Render the material again word for word, skipping the pictures in it.

## START Available data

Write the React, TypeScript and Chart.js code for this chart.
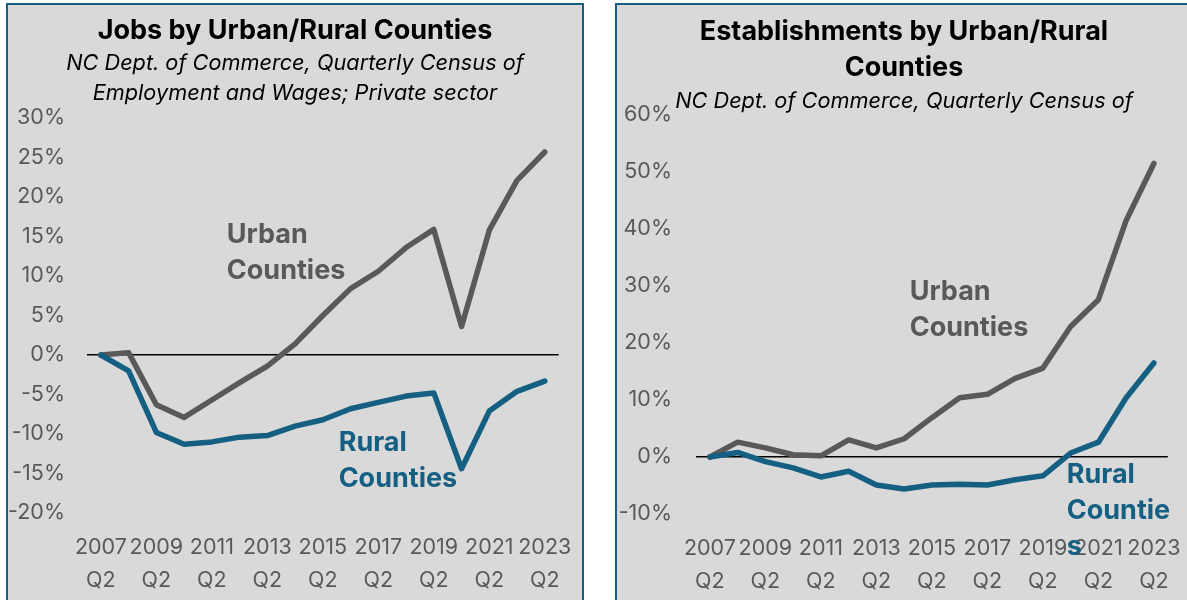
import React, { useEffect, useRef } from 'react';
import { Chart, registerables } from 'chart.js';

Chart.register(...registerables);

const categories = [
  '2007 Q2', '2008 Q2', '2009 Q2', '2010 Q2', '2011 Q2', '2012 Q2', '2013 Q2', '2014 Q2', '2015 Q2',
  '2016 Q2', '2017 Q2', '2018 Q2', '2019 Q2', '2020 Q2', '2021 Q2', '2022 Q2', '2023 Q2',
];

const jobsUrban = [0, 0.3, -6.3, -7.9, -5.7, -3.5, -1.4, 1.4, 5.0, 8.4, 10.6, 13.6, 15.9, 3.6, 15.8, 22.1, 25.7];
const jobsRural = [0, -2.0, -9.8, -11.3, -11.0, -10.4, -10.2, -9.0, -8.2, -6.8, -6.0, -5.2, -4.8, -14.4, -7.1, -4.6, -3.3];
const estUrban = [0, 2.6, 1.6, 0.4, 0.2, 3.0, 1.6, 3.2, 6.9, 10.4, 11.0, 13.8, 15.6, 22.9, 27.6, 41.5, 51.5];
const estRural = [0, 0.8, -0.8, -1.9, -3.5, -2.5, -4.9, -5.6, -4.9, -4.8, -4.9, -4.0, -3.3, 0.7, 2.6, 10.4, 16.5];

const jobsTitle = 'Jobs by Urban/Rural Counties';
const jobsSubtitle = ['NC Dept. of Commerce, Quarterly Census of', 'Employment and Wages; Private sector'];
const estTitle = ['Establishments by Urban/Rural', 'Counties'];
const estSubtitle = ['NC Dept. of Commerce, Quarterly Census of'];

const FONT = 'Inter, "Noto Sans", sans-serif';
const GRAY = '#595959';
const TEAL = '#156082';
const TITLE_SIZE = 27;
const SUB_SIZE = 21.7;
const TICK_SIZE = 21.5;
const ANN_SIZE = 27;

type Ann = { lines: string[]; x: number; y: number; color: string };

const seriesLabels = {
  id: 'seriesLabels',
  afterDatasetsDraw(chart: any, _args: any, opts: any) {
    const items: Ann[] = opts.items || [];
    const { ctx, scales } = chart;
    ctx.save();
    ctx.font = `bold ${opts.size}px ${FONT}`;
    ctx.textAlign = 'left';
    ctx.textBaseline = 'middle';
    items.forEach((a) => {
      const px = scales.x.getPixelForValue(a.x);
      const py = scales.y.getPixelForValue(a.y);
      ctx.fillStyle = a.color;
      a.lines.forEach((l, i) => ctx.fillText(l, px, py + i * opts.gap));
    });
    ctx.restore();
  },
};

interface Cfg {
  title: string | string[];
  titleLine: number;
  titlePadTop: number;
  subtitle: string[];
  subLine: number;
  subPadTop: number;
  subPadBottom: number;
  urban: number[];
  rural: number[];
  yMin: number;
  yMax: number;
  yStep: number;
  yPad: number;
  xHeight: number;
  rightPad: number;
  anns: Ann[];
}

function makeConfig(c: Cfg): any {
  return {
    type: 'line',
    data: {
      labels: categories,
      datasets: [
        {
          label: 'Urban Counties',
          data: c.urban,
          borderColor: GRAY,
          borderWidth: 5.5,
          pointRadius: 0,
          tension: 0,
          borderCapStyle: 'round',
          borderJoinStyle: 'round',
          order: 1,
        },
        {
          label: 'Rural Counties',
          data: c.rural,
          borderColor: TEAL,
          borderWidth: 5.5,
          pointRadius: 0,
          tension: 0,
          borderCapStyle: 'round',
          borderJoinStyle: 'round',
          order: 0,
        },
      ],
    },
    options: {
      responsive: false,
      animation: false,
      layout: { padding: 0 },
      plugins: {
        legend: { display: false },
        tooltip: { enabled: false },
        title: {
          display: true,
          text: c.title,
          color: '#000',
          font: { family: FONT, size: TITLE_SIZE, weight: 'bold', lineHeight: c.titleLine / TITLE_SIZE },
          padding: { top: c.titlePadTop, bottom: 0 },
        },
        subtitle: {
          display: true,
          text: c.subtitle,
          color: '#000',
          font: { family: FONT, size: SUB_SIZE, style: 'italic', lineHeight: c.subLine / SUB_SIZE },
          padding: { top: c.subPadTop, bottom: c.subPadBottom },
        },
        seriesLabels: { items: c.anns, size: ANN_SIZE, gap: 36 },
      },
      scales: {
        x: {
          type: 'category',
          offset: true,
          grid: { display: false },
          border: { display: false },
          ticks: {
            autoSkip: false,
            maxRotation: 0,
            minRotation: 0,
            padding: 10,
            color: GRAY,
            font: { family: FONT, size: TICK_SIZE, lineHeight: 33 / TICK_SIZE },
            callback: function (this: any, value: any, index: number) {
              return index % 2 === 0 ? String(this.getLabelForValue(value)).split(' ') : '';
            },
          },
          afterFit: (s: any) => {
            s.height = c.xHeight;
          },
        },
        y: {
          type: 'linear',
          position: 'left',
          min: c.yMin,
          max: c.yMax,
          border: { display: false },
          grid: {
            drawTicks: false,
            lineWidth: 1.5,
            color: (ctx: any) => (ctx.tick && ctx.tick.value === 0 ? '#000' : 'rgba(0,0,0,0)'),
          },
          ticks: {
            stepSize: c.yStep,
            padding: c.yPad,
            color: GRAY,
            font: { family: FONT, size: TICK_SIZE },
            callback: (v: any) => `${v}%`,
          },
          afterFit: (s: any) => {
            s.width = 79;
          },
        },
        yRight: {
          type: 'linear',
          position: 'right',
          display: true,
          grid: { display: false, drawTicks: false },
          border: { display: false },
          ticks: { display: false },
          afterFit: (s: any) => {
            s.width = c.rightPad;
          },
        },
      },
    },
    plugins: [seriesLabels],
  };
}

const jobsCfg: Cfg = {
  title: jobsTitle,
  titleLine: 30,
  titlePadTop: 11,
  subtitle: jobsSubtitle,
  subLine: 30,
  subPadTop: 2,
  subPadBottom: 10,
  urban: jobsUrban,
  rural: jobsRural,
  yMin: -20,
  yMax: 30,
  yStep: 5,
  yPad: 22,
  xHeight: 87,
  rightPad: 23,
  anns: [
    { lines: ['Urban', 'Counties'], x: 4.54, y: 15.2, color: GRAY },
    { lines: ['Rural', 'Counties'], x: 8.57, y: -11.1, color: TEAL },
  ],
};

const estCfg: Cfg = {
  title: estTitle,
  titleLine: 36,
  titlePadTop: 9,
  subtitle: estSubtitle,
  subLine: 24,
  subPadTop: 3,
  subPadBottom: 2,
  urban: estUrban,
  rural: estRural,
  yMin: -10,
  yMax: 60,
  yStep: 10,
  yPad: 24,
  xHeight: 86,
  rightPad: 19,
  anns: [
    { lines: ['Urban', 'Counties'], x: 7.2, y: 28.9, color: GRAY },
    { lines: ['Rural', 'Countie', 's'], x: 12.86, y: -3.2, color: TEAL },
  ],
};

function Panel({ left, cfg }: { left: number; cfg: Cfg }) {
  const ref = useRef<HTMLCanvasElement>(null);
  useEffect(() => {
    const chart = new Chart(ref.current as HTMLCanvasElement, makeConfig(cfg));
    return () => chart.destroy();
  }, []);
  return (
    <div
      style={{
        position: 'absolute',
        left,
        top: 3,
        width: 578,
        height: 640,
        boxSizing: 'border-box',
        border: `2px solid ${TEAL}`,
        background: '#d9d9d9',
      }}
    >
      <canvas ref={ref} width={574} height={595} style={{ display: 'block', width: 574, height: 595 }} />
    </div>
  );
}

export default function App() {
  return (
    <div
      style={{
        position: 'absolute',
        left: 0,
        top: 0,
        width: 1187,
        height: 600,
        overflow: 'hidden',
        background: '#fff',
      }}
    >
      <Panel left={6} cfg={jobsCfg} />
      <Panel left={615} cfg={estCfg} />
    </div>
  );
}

## END Available data

# Solution for this exercise:
Write the React, TypeScript and Chart.js code for this chart.
import React, { useEffect, useRef } from 'react';
import { Chart, registerables } from 'chart.js';

Chart.register(...registerables);

const categories = [
  '2007 Q2', '2008 Q2', '2009 Q2', '2010 Q2', '2011 Q2', '2012 Q2', '2013 Q2', '2014 Q2', '2015 Q2',
  '2016 Q2', '2017 Q2', '2018 Q2', '2019 Q2', '2020 Q2', '2021 Q2', '2022 Q2', '2023 Q2',
];

const jobsUrban = [0, 0.3, -6.3, -7.9, -5.7, -3.5, -1.4, 1.4, 5.0, 8.4, 10.6, 13.6, 15.9, 3.6, 15.8, 22.1, 25.7];
const jobsRural = [0, -2.0, -9.8, -11.3, -11.0, -10.4, -10.2, -9.0, -8.2, -6.8, -6.0, -5.2, -4.8, -14.4, -7.1, -4.6, -3.3];
const estUrban = [0, 2.6, 1.6, 0.4, 0.2, 3.0, 1.6, 3.2, 6.9, 10.4, 11.0, 13.8, 15.6, 22.9, 27.6, 41.5, 51.5];
const estRural = [0, 0.8, -0.8, -1.9, -3.5, -2.5, -4.9, -5.6, -4.9, -4.8, -4.9, -4.0, -3.3, 0.7, 2.6, 10.4, 16.5];

const jobsTitle = 'Jobs by Urban/Rural Counties';
const jobsSubtitle = ['NC Dept. of Commerce, Quarterly Census of', 'Employment and Wages; Private sector'];
const estTitle = ['Establishments by Urban/Rural', 'Counties'];
const estSubtitle = ['NC Dept. of Commerce, Quarterly Census of'];

const FONT = 'Inter, "Noto Sans", sans-serif';
const GRAY = '#595959';
const TEAL = '#156082';
const TITLE_SIZE = 27;
const SUB_SIZE = 21.7;
const TICK_SIZE = 21.5;
const ANN_SIZE = 27;

type Ann = { lines: string[]; x: number; y: number; color: string };

const seriesLabels = {
  id: 'seriesLabels',
  afterDatasetsDraw(chart: any, _args: any, opts: any) {
    const items: Ann[] = opts.items || [];
    const { ctx, scales } = chart;
    ctx.save();
    ctx.font = `bold ${opts.size}px ${FONT}`;
    ctx.textAlign = 'left';
    ctx.textBaseline = 'middle';
    items.forEach((a) => {
      const px = scales.x.getPixelForValue(a.x);
      const py = scales.y.getPixelForValue(a.y);
      ctx.fillStyle = a.color;
      a.lines.forEach((l, i) => ctx.fillText(l, px, py + i * opts.gap));
    });
    ctx.restore();
  },
};

interface Cfg {
  title: string | string[];
  titleLine: number;
  titlePadTop: number;
  subtitle: string[];
  subLine: number;
  subPadTop: number;
  subPadBottom: number;
  urban: number[];
  rural: number[];
  yMin: number;
  yMax: number;
  yStep: number;
  yPad: number;
  xHeight: number;
  rightPad: number;
  anns: Ann[];
}

function makeConfig(c: Cfg): any {
  return {
    type: 'line',
    data: {
      labels: categories,
      datasets: [
        {
          label: 'Urban Counties',
          data: c.urban,
          borderColor: GRAY,
          borderWidth: 5.5,
          pointRadius: 0,
          tension: 0,
          borderCapStyle: 'round',
          borderJoinStyle: 'round',
          order: 1,
        },
        {
          label: 'Rural Counties',
          data: c.rural,
          borderColor: TEAL,
          borderWidth: 5.5,
          pointRadius: 0,
          tension: 0,
          borderCapStyle: 'round',
          borderJoinStyle: 'round',
          order: 0,
        },
      ],
    },
    options: {
      responsive: false,
      animation: false,
      layout: { padding: 0 },
      plugins: {
        legend: { display: false },
        tooltip: { enabled: false },
        title: {
          display: true,
          text: c.title,
          color: '#000',
          font: { family: FONT, size: TITLE_SIZE, weight: 'bold', lineHeight: c.titleLine / TITLE_SIZE },
          padding: { top: c.titlePadTop, bottom: 0 },
        },
        subtitle: {
          display: true,
          text: c.subtitle,
          color: '#000',
          font: { family: FONT, size: SUB_SIZE, style: 'italic', lineHeight: c.subLine / SUB_SIZE },
          padding: { top: c.subPadTop, bottom: c.subPadBottom },
        },
        seriesLabels: { items: c.anns, size: ANN_SIZE, gap: 36 },
      },
      scales: {
        x: {
          type: 'category',
          offset: true,
          grid: { display: false },
          border: { display: false },
          ticks: {
            autoSkip: false,
            maxRotation: 0,
            minRotation: 0,
            padding: 10,
            color: GRAY,
            font: { family: FONT, size: TICK_SIZE, lineHeight: 33 / TICK_SIZE },
            callback: function (this: any, value: any, index: number) {
              return index % 2 === 0 ? String(this.getLabelForValue(value)).split(' ') : '';
            },
          },
          afterFit: (s: any) => {
            s.height = c.xHeight;
          },
        },
        y: {
          type: 'linear',
          position: 'left',
          min: c.yMin,
          max: c.yMax,
          border: { display: false },
          grid: {
            drawTicks: false,
            lineWidth: 1.5,
            color: (ctx: any) => (ctx.tick && ctx.tick.value === 0 ? '#000' : 'rgba(0,0,0,0)'),
          },
          ticks: {
            stepSize: c.yStep,
            padding: c.yPad,
            color: GRAY,
            font: { family: FONT, size: TICK_SIZE },
            callback: (v: any) => `${v}%`,
          },
          afterFit: (s: any) => {
            s.width = 79;
          },
        },
        yRight: {
          type: 'linear',
          position: 'right',
          display: true,
          grid: { display: false, drawTicks: false },
          border: { display: false },
          ticks: { display: false },
          afterFit: (s: any) => {
            s.width = c.rightPad;
          },
        },
      },
    },
    plugins: [seriesLabels],
  };
}

const jobsCfg: Cfg = {
  title: jobsTitle,
  titleLine: 30,
  titlePadTop: 11,
  subtitle: jobsSubtitle,
  subLine: 30,
  subPadTop: 2,
  subPadBottom: 10,
  urban: jobsUrban,
  rural: jobsRural,
  yMin: -20,
  yMax: 30,
  yStep: 5,
  yPad: 22,
  xHeight: 87,
  rightPad: 23,
  anns: [
    { lines: ['Urban', 'Counties'], x: 4.54, y: 15.2, color: GRAY },
    { lines: ['Rural', 'Counties'], x: 8.57, y: -11.1, color: TEAL },
  ],
};

const estCfg: Cfg = {
  title: estTitle,
  titleLine: 36,
  titlePadTop: 9,
  subtitle: estSubtitle,
  subLine: 24,
  subPadTop: 3,
  subPadBottom: 2,
  urban: estUrban,
  rural: estRural,
  yMin: -10,
  yMax: 60,
  yStep: 10,
  yPad: 24,
  xHeight: 86,
  rightPad: 19,
  anns: [
    { lines: ['Urban', 'Counties'], x: 7.2, y: 28.9, color: GRAY },
    { lines: ['Rural', 'Countie', 's'], x: 12.86, y: -3.2, color: TEAL },
  ],
};

function Panel({ left, cfg }: { left: number; cfg: Cfg }) {
  const ref = useRef<HTMLCanvasElement>(null);
  useEffect(() => {
    const chart = new Chart(ref.current as HTMLCanvasElement, makeConfig(cfg));
    return () => chart.destroy();
  }, []);
  return (
    <div
      style={{
        position: 'absolute',
        left,
        top: 3,
        width: 578,
        height: 640,
        boxSizing: 'border-box',
        border: `2px solid ${TEAL}`,
        background: '#d9d9d9',
      }}
    >
      <canvas ref={ref} width={574} height={595} style={{ display: 'block', width: 574, height: 595 }} />
    </div>
  );
}

export default function App() {
  return (
    <div
      style={{
        position: 'absolute',
        left: 0,
        top: 0,
        width: 1187,
        height: 600,
        overflow: 'hidden',
        background: '#fff',
      }}
    >
      <Panel left={6} cfg={jobsCfg} />
      <Panel left={615} cfg={estCfg} />
    </div>
  );
}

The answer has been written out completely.